• [EXERCISE]:
From the first line of the listing below to the line with "import plotly.graph_objects as go", print each line exactly, and nothing more. Leave out the pictures.

• [DATA SEGMENT]:
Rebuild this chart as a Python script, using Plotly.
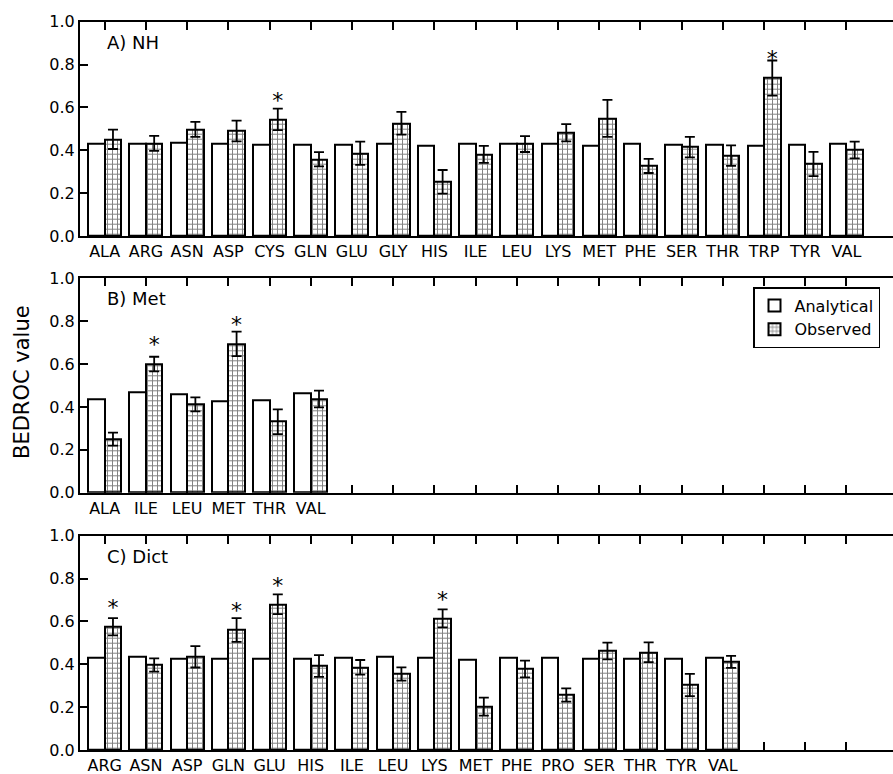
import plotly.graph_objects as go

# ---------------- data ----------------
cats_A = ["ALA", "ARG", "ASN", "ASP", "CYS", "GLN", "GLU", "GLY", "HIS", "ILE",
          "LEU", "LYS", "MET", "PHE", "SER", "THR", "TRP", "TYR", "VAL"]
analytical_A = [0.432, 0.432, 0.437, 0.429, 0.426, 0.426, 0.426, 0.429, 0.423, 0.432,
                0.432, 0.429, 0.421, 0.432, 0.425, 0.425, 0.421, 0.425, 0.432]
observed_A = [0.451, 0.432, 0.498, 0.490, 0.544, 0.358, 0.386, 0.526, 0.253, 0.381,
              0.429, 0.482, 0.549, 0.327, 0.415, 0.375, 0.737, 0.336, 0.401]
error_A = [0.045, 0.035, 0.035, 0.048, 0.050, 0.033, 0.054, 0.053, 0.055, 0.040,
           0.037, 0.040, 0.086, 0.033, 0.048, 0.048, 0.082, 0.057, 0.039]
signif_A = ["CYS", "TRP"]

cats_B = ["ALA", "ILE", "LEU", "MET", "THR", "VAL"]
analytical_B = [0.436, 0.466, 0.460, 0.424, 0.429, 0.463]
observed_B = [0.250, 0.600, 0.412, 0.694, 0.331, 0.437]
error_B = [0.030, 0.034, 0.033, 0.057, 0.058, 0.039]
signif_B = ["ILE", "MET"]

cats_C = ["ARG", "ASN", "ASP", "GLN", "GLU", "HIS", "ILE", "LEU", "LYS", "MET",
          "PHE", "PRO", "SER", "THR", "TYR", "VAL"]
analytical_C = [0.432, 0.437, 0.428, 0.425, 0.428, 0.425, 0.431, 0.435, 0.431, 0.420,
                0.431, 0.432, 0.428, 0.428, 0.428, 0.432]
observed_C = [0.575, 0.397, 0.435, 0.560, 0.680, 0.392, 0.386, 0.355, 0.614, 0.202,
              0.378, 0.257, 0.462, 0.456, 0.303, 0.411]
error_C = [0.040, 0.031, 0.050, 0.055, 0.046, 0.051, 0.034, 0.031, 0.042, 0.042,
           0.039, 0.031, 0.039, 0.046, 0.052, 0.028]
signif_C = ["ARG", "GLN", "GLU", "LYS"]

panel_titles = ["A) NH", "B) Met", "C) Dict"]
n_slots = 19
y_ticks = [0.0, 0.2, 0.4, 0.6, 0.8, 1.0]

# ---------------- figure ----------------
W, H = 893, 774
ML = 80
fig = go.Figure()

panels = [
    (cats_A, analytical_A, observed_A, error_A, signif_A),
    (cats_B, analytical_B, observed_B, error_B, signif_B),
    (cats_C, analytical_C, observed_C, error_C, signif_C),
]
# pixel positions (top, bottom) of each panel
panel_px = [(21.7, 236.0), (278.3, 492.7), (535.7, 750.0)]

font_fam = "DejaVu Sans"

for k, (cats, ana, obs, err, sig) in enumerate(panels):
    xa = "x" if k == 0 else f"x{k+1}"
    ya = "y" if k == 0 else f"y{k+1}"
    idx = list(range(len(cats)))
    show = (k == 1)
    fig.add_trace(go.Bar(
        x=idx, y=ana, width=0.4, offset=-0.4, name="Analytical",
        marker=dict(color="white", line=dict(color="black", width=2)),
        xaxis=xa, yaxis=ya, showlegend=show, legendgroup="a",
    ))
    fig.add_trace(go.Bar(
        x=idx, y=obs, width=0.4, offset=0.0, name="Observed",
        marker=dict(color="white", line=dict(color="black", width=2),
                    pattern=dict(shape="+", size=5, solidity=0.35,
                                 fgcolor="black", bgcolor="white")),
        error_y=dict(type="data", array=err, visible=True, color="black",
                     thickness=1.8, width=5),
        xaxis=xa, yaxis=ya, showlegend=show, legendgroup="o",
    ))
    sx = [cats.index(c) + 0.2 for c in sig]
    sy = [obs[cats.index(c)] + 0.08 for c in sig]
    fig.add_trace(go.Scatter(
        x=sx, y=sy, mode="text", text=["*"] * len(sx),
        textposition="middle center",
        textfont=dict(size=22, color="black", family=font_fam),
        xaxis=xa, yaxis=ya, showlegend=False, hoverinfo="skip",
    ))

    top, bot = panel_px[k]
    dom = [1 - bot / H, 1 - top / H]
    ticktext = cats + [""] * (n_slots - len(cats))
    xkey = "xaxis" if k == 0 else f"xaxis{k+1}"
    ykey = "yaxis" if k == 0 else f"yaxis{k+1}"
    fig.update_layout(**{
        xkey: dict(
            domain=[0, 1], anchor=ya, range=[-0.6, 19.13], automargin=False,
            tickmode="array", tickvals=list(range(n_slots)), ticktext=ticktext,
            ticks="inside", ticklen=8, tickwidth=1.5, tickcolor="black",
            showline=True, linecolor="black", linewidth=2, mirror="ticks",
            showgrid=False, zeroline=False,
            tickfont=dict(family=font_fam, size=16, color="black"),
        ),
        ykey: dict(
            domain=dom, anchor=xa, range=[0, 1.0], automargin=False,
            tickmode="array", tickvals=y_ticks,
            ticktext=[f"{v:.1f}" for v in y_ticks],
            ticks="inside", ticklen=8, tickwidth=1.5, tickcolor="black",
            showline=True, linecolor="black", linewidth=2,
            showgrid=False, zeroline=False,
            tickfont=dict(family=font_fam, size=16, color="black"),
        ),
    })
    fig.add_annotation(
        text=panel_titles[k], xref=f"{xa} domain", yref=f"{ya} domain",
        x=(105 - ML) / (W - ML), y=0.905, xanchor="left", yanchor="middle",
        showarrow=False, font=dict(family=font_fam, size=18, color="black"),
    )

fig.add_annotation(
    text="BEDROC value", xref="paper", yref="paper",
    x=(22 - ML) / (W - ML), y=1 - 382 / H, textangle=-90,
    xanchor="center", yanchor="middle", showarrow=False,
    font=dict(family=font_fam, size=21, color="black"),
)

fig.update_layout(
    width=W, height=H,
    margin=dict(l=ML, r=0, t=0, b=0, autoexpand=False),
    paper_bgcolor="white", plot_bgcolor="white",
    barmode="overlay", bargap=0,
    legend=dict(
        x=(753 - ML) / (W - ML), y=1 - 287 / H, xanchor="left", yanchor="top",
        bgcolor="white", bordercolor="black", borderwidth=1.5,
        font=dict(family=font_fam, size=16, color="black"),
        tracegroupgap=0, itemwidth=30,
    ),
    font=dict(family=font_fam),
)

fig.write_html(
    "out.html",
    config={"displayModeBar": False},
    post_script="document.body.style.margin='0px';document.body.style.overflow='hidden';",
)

• [OUTPUT OF THE EXERCISE]:
Rebuild this chart as a Python script, using Plotly.
import plotly.graph_objects as go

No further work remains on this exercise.